* **Job**
Your task is to restate the data word for word.

* **Provided data**
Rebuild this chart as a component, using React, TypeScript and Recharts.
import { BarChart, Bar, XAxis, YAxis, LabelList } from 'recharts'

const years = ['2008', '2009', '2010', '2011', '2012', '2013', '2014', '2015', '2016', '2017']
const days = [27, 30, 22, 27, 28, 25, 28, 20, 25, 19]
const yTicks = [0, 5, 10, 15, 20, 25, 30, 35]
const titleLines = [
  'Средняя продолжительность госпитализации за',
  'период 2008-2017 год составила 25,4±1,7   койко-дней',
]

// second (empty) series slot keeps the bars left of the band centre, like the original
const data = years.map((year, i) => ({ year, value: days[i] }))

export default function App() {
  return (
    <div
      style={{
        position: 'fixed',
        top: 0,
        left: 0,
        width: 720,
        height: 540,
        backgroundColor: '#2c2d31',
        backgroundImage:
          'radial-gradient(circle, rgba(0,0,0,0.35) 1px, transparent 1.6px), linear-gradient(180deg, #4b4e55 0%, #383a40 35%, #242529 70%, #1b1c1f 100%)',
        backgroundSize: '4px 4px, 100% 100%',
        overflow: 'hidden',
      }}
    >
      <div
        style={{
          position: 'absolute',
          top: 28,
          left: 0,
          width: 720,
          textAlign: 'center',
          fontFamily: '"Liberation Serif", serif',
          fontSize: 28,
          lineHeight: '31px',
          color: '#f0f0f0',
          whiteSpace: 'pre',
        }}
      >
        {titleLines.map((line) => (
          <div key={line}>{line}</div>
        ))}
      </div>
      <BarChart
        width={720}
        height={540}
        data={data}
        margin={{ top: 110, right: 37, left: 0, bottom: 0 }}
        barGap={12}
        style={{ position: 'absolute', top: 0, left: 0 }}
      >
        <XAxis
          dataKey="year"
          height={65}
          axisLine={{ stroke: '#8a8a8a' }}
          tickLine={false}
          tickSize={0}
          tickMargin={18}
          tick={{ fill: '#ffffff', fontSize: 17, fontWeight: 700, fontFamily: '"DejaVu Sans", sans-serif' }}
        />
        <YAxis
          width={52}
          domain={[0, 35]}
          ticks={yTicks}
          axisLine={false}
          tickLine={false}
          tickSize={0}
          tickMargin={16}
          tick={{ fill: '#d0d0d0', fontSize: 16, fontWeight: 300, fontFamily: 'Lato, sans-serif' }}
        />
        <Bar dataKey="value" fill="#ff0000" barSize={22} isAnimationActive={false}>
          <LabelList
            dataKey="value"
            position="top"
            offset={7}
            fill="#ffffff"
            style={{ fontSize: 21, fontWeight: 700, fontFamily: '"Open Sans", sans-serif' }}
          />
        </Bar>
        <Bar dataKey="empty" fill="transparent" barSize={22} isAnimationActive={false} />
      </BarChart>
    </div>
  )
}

* **The reply**
Rebuild this chart as a component, using React, TypeScript and Recharts.
import { BarChart, Bar, XAxis, YAxis, LabelList } from 'recharts'

const years = ['2008', '2009', '2010', '2011', '2012', '2013', '2014', '2015', '2016', '2017']
const days = [27, 30, 22, 27, 28, 25, 28, 20, 25, 19]
const yTicks = [0, 5, 10, 15, 20, 25, 30, 35]
const titleLines = [
  'Средняя продолжительность госпитализации за',
  'период 2008-2017 год составила 25,4±1,7   койко-дней',
]

// second (empty) series slot keeps the bars left of the band centre, like the original
const data = years.map((year, i) => ({ year, value: days[i] }))

export default function App() {
  return (
    <div
      style={{
        position: 'fixed',
        top: 0,
        left: 0,
        width: 720,
        height: 540,
        backgroundColor: '#2c2d31',
        backgroundImage:
          'radial-gradient(circle, rgba(0,0,0,0.35) 1px, transparent 1.6px), linear-gradient(180deg, #4b4e55 0%, #383a40 35%, #242529 70%, #1b1c1f 100%)',
        backgroundSize: '4px 4px, 100% 100%',
        overflow: 'hidden',
      }}
    >
      <div
        style={{
          position: 'absolute',
          top: 28,
          left: 0,
          width: 720,
          textAlign: 'center',
          fontFamily: '"Liberation Serif", serif',
          fontSize: 28,
          lineHeight: '31px',
          color: '#f0f0f0',
          whiteSpace: 'pre',
        }}
      >
        {titleLines.map((line) => (
          <div key={line}>{line}</div>
        ))}
      </div>
      <BarChart
        width={720}
        height={540}
        data={data}
        margin={{ top: 110, right: 37, left: 0, bottom: 0 }}
        barGap={12}
        style={{ position: 'absolute', top: 0, left: 0 }}
      >
        <XAxis
          dataKey="year"
          height={65}
          axisLine={{ stroke: '#8a8a8a' }}
          tickLine={false}
          tickSize={0}
          tickMargin={18}
          tick={{ fill: '#ffffff', fontSize: 17, fontWeight: 700, fontFamily: '"DejaVu Sans", sans-serif' }}
        />
        <YAxis
          width={52}
          domain={[0, 35]}
          ticks={yTicks}
          axisLine={false}
          tickLine={false}
          tickSize={0}
          tickMargin={16}
          tick={{ fill: '#d0d0d0', fontSize: 16, fontWeight: 300, fontFamily: 'Lato, sans-serif' }}
        />
        <Bar dataKey="value" fill="#ff0000" barSize={22} isAnimationActive={false}>
          <LabelList
            dataKey="value"
            position="top"
            offset={7}
            fill="#ffffff"
            style={{ fontSize: 21, fontWeight: 700, fontFamily: '"Open Sans", sans-serif' }}
          />
        </Bar>
        <Bar dataKey="empty" fill="transparent" barSize={22} isAnimationActive={false} />
      </BarChart>
    </div>
  )
}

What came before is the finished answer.